Exercise brief: Please, without the pictures, retype exactly the lines from the start of the material through the line that holds "const explodedSlices = [0];".

----

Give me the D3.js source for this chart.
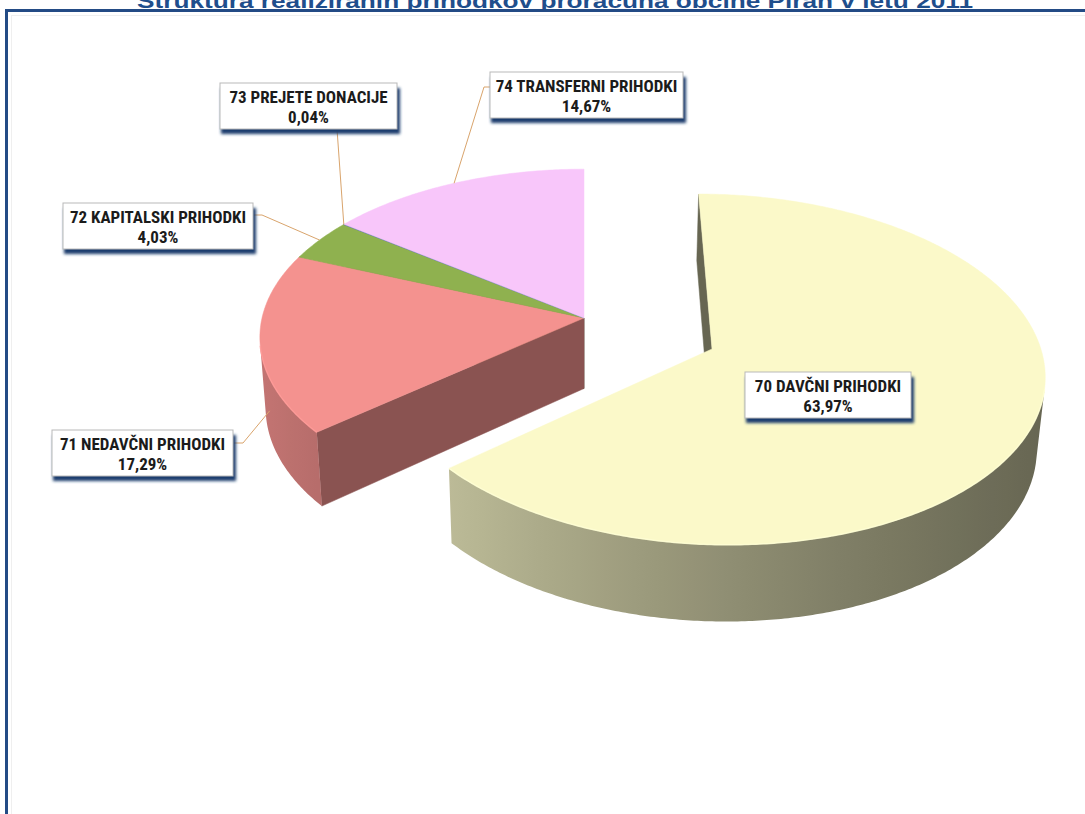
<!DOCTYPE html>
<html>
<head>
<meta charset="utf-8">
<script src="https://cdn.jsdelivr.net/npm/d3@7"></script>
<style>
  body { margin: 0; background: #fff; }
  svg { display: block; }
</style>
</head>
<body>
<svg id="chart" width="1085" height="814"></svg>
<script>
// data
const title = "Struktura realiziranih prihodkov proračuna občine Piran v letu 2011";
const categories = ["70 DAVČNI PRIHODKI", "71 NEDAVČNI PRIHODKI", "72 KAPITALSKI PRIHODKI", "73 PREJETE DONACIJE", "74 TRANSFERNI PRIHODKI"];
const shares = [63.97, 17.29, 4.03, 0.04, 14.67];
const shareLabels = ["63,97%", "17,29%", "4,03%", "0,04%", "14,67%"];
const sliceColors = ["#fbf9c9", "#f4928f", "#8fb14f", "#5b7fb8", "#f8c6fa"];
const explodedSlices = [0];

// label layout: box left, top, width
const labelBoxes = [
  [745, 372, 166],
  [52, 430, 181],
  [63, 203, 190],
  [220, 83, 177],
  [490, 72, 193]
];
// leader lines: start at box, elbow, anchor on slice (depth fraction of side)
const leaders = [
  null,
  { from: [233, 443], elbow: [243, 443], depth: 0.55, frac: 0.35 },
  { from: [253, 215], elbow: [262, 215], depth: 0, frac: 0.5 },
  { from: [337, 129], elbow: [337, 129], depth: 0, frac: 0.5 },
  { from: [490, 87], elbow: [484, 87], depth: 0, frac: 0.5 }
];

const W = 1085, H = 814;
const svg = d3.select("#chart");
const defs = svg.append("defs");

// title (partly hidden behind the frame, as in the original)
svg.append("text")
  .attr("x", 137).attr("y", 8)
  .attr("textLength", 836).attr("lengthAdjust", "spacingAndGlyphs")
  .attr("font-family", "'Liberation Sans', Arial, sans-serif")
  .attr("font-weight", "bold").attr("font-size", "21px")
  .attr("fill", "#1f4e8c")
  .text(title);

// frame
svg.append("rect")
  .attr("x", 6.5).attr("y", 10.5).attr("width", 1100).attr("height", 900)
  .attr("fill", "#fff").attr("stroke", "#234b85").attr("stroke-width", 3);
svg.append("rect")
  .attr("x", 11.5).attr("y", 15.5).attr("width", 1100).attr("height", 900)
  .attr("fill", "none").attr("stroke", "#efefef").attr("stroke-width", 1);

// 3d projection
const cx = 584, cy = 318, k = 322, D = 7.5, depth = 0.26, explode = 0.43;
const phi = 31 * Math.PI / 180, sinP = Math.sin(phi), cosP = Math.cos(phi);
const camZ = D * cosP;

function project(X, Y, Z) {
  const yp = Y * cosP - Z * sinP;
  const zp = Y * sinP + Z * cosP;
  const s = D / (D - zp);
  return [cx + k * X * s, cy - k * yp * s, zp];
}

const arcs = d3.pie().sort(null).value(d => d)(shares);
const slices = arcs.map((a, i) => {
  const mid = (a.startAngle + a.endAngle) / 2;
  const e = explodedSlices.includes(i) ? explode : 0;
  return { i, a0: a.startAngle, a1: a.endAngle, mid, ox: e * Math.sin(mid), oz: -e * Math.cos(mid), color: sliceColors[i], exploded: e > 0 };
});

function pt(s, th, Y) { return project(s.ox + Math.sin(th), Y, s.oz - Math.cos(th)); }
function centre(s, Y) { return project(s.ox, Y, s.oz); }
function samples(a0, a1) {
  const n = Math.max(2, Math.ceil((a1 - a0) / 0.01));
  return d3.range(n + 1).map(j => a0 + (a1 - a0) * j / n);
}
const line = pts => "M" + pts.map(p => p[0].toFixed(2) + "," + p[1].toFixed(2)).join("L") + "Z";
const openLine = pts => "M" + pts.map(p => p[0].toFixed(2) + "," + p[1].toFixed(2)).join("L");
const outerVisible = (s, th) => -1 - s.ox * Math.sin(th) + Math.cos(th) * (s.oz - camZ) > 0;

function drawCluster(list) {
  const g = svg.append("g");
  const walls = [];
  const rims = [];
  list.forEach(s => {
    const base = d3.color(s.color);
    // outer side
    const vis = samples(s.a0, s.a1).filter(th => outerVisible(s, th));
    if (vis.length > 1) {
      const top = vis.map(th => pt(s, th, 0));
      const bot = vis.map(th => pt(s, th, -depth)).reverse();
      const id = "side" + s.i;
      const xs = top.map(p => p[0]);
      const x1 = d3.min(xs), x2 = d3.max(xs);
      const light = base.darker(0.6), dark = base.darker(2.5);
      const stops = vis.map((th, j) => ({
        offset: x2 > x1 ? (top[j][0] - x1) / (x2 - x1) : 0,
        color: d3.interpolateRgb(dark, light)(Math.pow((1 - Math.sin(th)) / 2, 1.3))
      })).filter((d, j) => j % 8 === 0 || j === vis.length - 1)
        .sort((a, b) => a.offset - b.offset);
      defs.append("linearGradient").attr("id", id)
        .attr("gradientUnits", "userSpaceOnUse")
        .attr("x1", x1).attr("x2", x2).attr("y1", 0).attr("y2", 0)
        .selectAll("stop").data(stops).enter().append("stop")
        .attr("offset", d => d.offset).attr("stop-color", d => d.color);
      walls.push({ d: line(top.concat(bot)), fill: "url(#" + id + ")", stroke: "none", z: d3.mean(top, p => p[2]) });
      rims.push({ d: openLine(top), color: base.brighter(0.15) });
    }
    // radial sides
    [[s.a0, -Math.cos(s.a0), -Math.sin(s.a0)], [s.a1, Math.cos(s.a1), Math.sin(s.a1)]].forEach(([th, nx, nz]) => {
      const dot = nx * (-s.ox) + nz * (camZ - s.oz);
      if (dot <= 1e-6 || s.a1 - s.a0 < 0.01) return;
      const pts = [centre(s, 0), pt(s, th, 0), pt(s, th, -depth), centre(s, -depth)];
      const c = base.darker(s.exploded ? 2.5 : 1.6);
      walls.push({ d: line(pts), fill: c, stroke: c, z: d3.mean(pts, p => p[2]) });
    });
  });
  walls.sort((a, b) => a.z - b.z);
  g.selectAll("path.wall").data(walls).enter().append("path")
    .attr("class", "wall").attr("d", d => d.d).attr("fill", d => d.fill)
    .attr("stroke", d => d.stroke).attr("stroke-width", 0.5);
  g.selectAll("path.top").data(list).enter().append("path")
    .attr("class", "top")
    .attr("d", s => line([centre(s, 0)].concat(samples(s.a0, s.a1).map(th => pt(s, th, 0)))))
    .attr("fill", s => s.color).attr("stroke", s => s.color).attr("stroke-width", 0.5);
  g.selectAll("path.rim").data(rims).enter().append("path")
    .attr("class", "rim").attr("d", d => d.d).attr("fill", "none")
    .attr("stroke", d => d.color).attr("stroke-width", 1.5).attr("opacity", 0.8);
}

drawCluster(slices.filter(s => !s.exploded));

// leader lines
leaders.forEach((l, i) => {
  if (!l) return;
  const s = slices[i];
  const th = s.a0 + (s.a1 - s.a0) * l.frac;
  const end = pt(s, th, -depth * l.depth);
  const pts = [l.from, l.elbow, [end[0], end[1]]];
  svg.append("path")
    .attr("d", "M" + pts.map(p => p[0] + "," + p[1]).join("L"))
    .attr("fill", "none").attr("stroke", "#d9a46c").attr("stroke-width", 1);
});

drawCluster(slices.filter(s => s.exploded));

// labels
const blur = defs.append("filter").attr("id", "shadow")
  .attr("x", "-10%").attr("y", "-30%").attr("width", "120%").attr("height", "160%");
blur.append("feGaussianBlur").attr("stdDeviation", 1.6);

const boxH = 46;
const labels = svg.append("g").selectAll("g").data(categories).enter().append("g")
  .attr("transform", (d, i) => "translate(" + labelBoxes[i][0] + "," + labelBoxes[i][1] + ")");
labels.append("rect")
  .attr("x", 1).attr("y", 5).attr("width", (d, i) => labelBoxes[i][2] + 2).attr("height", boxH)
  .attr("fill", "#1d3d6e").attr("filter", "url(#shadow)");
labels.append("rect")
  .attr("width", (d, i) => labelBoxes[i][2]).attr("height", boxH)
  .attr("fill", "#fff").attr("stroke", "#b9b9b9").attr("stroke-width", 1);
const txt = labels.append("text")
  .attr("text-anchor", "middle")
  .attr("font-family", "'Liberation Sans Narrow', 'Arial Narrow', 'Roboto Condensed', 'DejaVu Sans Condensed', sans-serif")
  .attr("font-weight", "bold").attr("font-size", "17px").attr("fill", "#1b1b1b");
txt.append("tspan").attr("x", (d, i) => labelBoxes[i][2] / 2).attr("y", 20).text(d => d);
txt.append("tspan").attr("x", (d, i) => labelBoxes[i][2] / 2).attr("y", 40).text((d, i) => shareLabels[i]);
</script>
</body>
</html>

----

Worked solution:
Give me the D3.js source for this chart.
<!DOCTYPE html>
<html>
<head>
<meta charset="utf-8">
<script src="https://cdn.jsdelivr.net/npm/d3@7"></script>
<style>
  body { margin: 0; background: #fff; }
  svg { display: block; }
</style>
</head>
<body>
<svg id="chart" width="1085" height="814"></svg>
<script>
// data
const title = "Struktura realiziranih prihodkov proračuna občine Piran v letu 2011";
const categories = ["70 DAVČNI PRIHODKI", "71 NEDAVČNI PRIHODKI", "72 KAPITALSKI PRIHODKI", "73 PREJETE DONACIJE", "74 TRANSFERNI PRIHODKI"];
const shares = [63.97, 17.29, 4.03, 0.04, 14.67];
const shareLabels = ["63,97%", "17,29%", "4,03%", "0,04%", "14,67%"];
const sliceColors = ["#fbf9c9", "#f4928f", "#8fb14f", "#5b7fb8", "#f8c6fa"];
const explodedSlices = [0];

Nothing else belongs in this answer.